WORK REQUIRED >> Copy from the first line below down to and including the line with "var iterTime = [14, 63, 260, 610, 1038, 1796];". Skip the pictures.

BEGIN

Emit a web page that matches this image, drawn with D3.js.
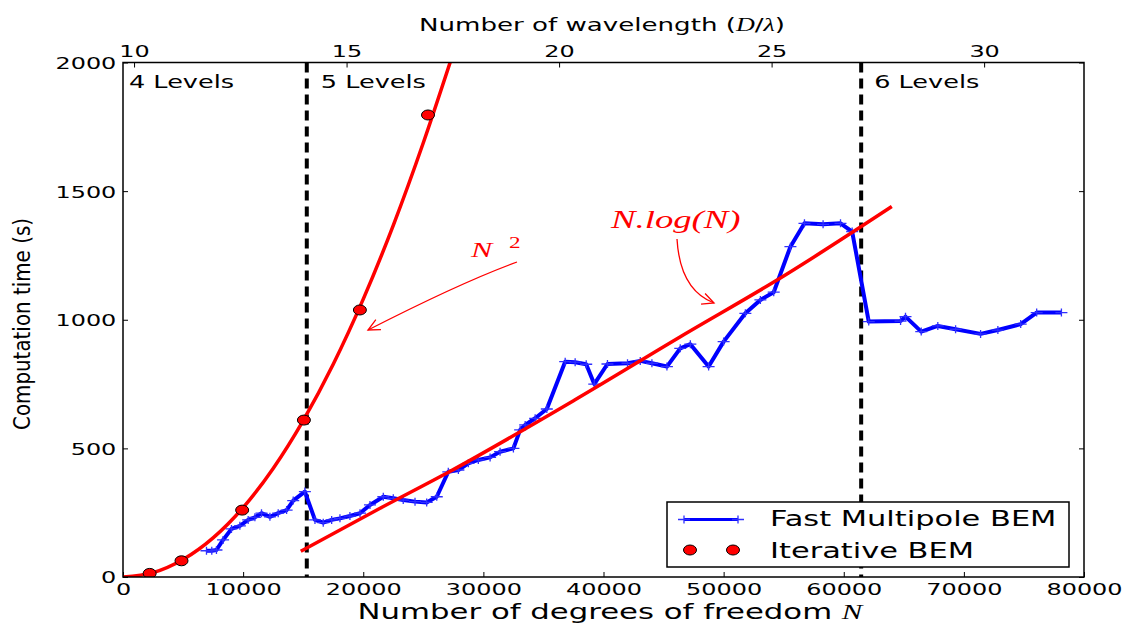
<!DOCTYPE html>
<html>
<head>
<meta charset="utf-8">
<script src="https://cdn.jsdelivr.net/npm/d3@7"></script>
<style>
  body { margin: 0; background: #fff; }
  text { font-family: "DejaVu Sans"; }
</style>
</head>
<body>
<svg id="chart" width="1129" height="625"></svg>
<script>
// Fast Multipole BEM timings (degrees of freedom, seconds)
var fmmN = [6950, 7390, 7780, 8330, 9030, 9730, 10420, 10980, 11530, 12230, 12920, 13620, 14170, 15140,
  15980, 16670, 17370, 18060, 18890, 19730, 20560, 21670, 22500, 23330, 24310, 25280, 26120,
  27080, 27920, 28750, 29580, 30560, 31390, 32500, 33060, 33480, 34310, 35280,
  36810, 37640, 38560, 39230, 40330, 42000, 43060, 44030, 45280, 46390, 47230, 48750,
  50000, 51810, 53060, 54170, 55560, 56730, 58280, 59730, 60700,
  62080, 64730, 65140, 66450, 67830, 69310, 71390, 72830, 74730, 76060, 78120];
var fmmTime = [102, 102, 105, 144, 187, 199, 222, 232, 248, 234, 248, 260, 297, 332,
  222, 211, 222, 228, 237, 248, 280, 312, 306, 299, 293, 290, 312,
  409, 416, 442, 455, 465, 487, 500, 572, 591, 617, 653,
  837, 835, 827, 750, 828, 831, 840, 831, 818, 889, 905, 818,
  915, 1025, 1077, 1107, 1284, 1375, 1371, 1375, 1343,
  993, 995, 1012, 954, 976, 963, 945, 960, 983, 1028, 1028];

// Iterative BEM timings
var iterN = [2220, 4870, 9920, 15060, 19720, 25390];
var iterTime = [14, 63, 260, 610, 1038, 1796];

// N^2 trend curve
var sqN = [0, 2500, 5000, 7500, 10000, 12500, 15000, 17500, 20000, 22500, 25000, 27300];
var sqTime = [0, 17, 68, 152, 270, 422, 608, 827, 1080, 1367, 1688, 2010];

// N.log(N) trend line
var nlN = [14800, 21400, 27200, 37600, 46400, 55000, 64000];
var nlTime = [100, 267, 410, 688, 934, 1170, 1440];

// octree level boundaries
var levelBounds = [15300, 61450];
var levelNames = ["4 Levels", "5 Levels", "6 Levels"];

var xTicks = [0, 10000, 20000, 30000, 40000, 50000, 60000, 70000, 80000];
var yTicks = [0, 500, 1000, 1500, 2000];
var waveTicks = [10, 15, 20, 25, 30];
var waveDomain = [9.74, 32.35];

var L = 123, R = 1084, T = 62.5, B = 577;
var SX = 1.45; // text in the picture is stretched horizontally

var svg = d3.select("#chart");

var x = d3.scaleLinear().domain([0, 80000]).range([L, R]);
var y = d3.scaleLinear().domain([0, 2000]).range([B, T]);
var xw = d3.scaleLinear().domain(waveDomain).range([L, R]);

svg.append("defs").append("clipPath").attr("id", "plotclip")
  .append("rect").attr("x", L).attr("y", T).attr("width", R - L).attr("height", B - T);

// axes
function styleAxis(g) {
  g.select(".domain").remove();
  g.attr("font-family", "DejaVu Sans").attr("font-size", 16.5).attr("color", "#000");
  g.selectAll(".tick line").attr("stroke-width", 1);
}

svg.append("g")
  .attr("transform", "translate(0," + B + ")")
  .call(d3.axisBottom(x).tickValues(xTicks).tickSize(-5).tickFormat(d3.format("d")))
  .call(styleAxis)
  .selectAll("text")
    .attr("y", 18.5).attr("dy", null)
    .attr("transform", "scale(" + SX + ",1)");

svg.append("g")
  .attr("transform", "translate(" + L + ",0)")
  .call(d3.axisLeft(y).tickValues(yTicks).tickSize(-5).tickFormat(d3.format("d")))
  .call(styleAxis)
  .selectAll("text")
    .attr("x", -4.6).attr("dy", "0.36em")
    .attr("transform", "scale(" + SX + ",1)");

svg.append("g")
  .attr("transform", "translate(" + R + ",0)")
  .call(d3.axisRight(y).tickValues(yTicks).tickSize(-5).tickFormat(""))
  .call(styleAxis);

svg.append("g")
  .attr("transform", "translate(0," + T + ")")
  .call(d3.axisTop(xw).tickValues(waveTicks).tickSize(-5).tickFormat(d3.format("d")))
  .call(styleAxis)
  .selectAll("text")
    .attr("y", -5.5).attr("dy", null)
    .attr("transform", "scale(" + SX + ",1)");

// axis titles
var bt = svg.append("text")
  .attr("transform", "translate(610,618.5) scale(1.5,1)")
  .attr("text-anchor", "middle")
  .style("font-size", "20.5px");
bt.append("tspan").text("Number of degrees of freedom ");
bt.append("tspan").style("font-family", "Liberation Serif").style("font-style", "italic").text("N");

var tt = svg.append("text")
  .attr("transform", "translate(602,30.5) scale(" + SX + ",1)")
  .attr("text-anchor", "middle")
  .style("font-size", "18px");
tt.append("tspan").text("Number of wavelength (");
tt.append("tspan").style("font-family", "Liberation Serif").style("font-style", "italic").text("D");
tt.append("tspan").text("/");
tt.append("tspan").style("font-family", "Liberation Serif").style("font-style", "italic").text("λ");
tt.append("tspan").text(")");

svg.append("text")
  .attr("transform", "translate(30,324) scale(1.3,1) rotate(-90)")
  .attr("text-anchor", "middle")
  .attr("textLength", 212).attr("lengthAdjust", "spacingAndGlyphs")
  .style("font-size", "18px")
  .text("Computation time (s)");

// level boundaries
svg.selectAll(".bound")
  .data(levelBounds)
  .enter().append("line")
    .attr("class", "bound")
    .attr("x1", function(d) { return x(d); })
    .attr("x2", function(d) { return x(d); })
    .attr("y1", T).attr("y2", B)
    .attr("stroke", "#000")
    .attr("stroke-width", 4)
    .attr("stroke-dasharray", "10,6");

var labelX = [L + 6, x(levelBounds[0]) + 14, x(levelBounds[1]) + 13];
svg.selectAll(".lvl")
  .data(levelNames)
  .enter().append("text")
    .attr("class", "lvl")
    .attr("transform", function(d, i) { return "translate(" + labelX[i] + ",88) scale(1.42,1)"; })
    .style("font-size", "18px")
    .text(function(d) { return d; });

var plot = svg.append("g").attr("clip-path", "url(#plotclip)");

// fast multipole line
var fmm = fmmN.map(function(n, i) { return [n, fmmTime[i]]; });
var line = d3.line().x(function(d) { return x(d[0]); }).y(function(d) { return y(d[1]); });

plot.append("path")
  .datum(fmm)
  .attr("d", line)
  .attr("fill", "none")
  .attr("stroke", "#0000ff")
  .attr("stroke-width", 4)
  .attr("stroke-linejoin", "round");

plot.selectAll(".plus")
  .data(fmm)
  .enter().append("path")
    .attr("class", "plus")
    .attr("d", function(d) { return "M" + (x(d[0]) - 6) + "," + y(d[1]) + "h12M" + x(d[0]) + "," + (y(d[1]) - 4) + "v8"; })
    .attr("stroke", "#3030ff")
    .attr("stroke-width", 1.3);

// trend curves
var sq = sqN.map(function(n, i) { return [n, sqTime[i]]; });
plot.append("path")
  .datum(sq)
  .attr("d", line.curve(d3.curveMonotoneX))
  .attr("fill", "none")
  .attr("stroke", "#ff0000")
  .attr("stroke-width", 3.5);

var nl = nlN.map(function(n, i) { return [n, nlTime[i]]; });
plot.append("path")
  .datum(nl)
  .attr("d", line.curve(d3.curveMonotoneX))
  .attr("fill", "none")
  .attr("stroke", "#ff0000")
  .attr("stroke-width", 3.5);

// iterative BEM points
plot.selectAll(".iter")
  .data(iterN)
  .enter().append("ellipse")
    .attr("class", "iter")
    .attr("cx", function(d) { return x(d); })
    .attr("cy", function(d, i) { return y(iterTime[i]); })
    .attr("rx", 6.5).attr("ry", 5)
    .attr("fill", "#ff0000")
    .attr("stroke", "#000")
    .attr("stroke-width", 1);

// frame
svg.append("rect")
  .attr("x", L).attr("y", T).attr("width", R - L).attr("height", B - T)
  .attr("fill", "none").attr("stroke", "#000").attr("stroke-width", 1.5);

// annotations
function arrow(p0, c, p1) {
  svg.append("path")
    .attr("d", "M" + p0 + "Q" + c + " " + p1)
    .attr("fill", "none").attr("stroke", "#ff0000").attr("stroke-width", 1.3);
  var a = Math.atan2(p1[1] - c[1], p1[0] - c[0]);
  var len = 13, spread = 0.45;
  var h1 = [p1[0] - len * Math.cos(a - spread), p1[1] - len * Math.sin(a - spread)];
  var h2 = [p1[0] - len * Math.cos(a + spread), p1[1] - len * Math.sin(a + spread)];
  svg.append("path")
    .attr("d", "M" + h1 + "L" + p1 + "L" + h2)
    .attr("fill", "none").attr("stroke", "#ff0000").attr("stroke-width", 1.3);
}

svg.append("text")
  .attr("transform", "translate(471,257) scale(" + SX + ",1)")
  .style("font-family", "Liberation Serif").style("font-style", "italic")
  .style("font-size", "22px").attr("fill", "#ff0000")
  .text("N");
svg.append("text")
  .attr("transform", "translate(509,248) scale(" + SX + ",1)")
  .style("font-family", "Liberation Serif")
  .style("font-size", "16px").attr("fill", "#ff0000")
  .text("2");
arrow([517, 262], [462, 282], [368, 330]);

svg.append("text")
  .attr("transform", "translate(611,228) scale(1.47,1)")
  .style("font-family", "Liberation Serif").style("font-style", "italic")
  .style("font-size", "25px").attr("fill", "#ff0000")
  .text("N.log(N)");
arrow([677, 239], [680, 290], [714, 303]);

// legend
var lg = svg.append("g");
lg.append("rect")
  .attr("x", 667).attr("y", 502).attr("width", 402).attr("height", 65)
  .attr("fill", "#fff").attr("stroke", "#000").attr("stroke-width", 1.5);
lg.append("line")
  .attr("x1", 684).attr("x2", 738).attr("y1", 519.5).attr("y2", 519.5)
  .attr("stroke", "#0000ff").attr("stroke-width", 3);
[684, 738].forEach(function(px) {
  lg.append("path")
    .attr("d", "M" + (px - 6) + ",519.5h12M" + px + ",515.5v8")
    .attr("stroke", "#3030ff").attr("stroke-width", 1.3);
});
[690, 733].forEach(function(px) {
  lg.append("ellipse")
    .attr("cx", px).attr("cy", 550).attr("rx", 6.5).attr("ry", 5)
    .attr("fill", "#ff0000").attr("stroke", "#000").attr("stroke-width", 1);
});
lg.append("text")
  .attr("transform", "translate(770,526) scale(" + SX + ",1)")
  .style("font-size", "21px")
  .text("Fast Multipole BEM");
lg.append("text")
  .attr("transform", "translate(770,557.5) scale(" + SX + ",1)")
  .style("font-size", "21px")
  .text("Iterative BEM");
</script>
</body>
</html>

END

EXERCISE SOLUTION >>
Emit a web page that matches this image, drawn with D3.js.
<!DOCTYPE html>
<html>
<head>
<meta charset="utf-8">
<script src="https://cdn.jsdelivr.net/npm/d3@7"></script>
<style>
  body { margin: 0; background: #fff; }
  text { font-family: "DejaVu Sans"; }
</style>
</head>
<body>
<svg id="chart" width="1129" height="625"></svg>
<script>
// Fast Multipole BEM timings (degrees of freedom, seconds)
var fmmN = [6950, 7390, 7780, 8330, 9030, 9730, 10420, 10980, 11530, 12230, 12920, 13620, 14170, 15140,
  15980, 16670, 17370, 18060, 18890, 19730, 20560, 21670, 22500, 23330, 24310, 25280, 26120,
  27080, 27920, 28750, 29580, 30560, 31390, 32500, 33060, 33480, 34310, 35280,
  36810, 37640, 38560, 39230, 40330, 42000, 43060, 44030, 45280, 46390, 47230, 48750,
  50000, 51810, 53060, 54170, 55560, 56730, 58280, 59730, 60700,
  62080, 64730, 65140, 66450, 67830, 69310, 71390, 72830, 74730, 76060, 78120];
var fmmTime = [102, 102, 105, 144, 187, 199, 222, 232, 248, 234, 248, 260, 297, 332,
  222, 211, 222, 228, 237, 248, 280, 312, 306, 299, 293, 290, 312,
  409, 416, 442, 455, 465, 487, 500, 572, 591, 617, 653,
  837, 835, 827, 750, 828, 831, 840, 831, 818, 889, 905, 818,
  915, 1025, 1077, 1107, 1284, 1375, 1371, 1375, 1343,
  993, 995, 1012, 954, 976, 963, 945, 960, 983, 1028, 1028];

// Iterative BEM timings
var iterN = [2220, 4870, 9920, 15060, 19720, 25390];
var iterTime = [14, 63, 260, 610, 1038, 1796];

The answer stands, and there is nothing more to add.